Jan 1, 2007

A Matter of Life and Death

2 Min Read

The Christian marketplace is filled with T-shirts, tracts, and trinkets that speak of how to have the ideal Christian life. Every year, Christians spend millions of dollars on self-help books and “how-to” guides for living an abundant life. For the most part, Christians are told that if they want to be really great Christians they simply need to follow a few easy steps.

In truth, every Christian, who has not been seduced by the superficial tactics and magical pixie dust of childish Christian gurus from evangelical Neverland, knows full well that there is more to living the Christian life than reading the latest Christian self-help book. It is somewhat ironic that one of the greatest books ever written on Christian living is John Owen’s classic The Mortification of Sin, a book dealing with the Christian’s death to self and the book after which this issue of Tabletalk has been published.

The thesis of Owen’s book is founded upon the apostle Paul’s admonition to mortify the flesh: “For if ye live after the flesh, ye shall die: but if ye through the Spirit do mortify the deeds of the body, ye shall live” (Rom. 8:13 KJV). How strange to think that the path to life is through death — the death of our sin and the denial of ourselves (Luke 9:23). In fact, the very foundation of our justification is in the death of death itself in the death of Jesus Christ, and the foundation of Christian living and sanctification is in the death of self in the death of our sin. Therein lies the simplicity of the Christian’s abundant life in Christ (John 10:10).
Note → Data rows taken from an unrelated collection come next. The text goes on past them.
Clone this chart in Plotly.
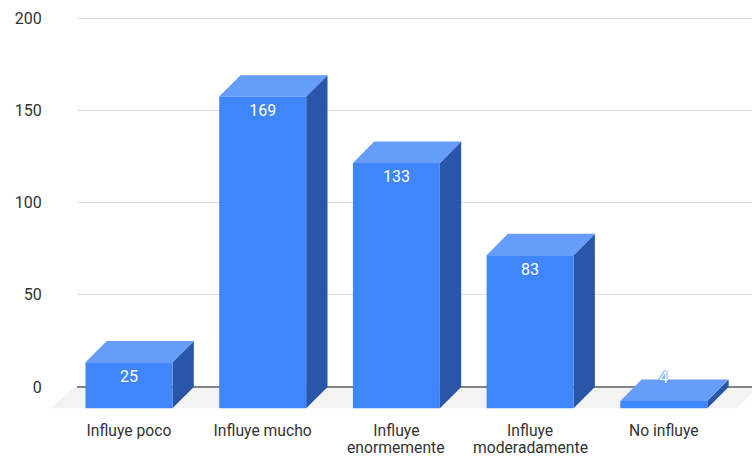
import plotly.graph_objects as go

categories = ["Influye poco", "Influye mucho", "Influye<br>enormemente", "Influye<br>moderadamente", "No influye"]
values = [25, 169, 133, 83, 4]
y_ticks = [0, 50, 100, 150, 200]

W, H = 752, 458
UNIT = 133.7          # px per category
PXV = 1.845           # px per value unit
ORIGIN_X = 129        # px of first category's front centre
ZERO_Y = 387          # px of value 0 on the back wall
BOTTOM = 415          # px of plot bottom
DEPTH = 21.3          # px of the 3D offset
HALF = 43.5 / UNIT
DX = DEPTH / UNIT
DY = DEPTH / PXV

FRONT, TOP, SIDE = "#4086fb", "#669dfb", "#2a56a8"
FLOOR = "#f3f3f3"
TEXT = "#333333"
CAT_SIZE = 15.7

y_range = [-(BOTTOM - ZERO_Y) / PXV, ZERO_Y / PXV]
x_range = [-ORIGIN_X / UNIT, (W - ORIGIN_X) / UNIT]

fig = go.Figure()


def poly(xs, ys, color):
    fig.add_trace(go.Scatter(x=xs, y=ys, xaxis="x2", yaxis="y2", mode="lines", fill="toself",
                             fillcolor=color, line=dict(width=0), hoverinfo="skip", showlegend=False))


# invisible carrier for the primary axes (gridlines and value ticks)
fig.add_trace(go.Scatter(x=[0], y=[0], mode="markers", marker=dict(opacity=0), hoverinfo="skip", showlegend=False))

# floor (back edge just under the zero line so the line stays fully visible)
fl, fr = (51 - ORIGIN_X) / UNIT, (737 - ORIGIN_X) / UNIT
back = -1 / PXV
poly([fl, fr, fr + DX, fl + DX, fl], [-DY, -DY, back, back, -DY], FLOOR)

# bars
for i, v in enumerate(values):
    l, r = i - HALF, i + HALF
    t, b = v - DY, -DY
    poly([r, r + DX, r + DX, r, r], [b, 0, v, t, b], SIDE)
    poly([l, r, r + DX, l + DX, l], [t, t, v, v, t], TOP)
    poly([l, r, r, l, l], [b, b, t, t, b], FRONT)

# data labels: white with a blue halo, which shows where a label leaves its bar
label_y = [max(v - DY - 8.4, 4.6) for v in values]
HALO = "0 0 2px #4086fb, 0 0 2px #4086fb, 0 0 1px #4086fb"
fig.add_trace(go.Scatter(x=list(range(len(values))), y=label_y, xaxis="x2", yaxis="y2", mode="text",
                         text=[str(v) for v in values], textposition="middle center",
                         textfont=dict(family="Roboto", size=16, color="#ffffff", shadow=HALO),
                         hoverinfo="skip", showlegend=False))

# category labels: first line on the axis, second line set at the reference's tighter leading
first_lines = [c.split("<br>")[0] for c in categories]
annotations = [
    dict(x=i, xref="x2", y=(H - 447) / H, yref="paper", yanchor="middle", xanchor="center", showarrow=False,
         text=c.split("<br>")[1], font=dict(family="Roboto", size=CAT_SIZE, color=TEXT))
    for i, c in enumerate(categories) if "<br>" in c
]

fig.update_layout(
    width=W, height=H, margin=dict(l=0, r=0, t=0, b=0),
    paper_bgcolor="white", plot_bgcolor="rgba(0,0,0,0)",
    annotations=annotations,
    xaxis=dict(domain=[77 / W, 1], range=x_range, visible=False, fixedrange=True),
    yaxis=dict(domain=[(H - BOTTOM) / H, 1], range=y_range, tickvals=y_ticks,
               showgrid=True, gridcolor="#dcdcdc", gridwidth=1,
               zeroline=True, zerolinecolor="#858585", zerolinewidth=2,
               showline=False, ticks="outside", ticklen=31, tickcolor="rgba(0,0,0,0)",
               tickfont=dict(family="Roboto", size=16, color=TEXT), fixedrange=True, automargin=False),
    xaxis2=dict(domain=[0, 1], range=x_range, anchor="y2", tickvals=list(range(len(categories))),
                ticktext=first_lines, showgrid=False, zeroline=False, showline=False,
                ticks="outside", ticklen=1, tickcolor="rgba(0,0,0,0)", automargin=False,
                tickfont=dict(family="Roboto", size=CAT_SIZE, color=TEXT), fixedrange=True),
    yaxis2=dict(domain=[(H - BOTTOM) / H, 1], range=y_range, anchor="x2", visible=False, fixedrange=True),
)

fig.write_html("out.html", config={"displayModeBar": False},
               post_script="document.documentElement.style.margin='0';document.body.style.margin='0';document.body.style.overflow='hidden';")
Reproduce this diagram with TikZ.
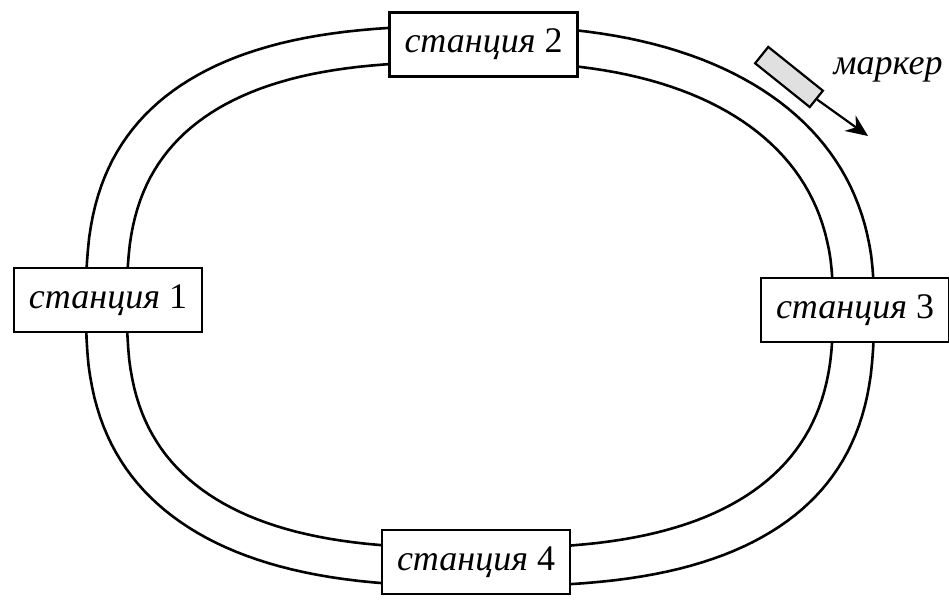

What makes us different from the watching world of sinners is not that we don’t sin but that we hate our sin, repent of our sin, and earnestly seek to mortify our sin that has been taken to the cross and placed upon our Savior who atoned for our sin — and all this for the glory of God. In his preface of The Mortification of Sin, Owen wrote, “I hope…that mortification and holiness may be promoted in my heart and in the hearts and lives of others, to the glory of God; and that in this way the gospel of our Lord and Saviour Jesus Christ may be adorned in all things.” While many Christians suppose their spiritual growth is monitored on some sort of heavenly growth-chart, we only grow as we become more and more convinced of God’s holiness and the absence of true holiness in our own lives, mortifying sin and living obediently coram Deo, before the face of God, for the glory of God on account of God the Son in whom we died and in whom we have been raised to abundant life.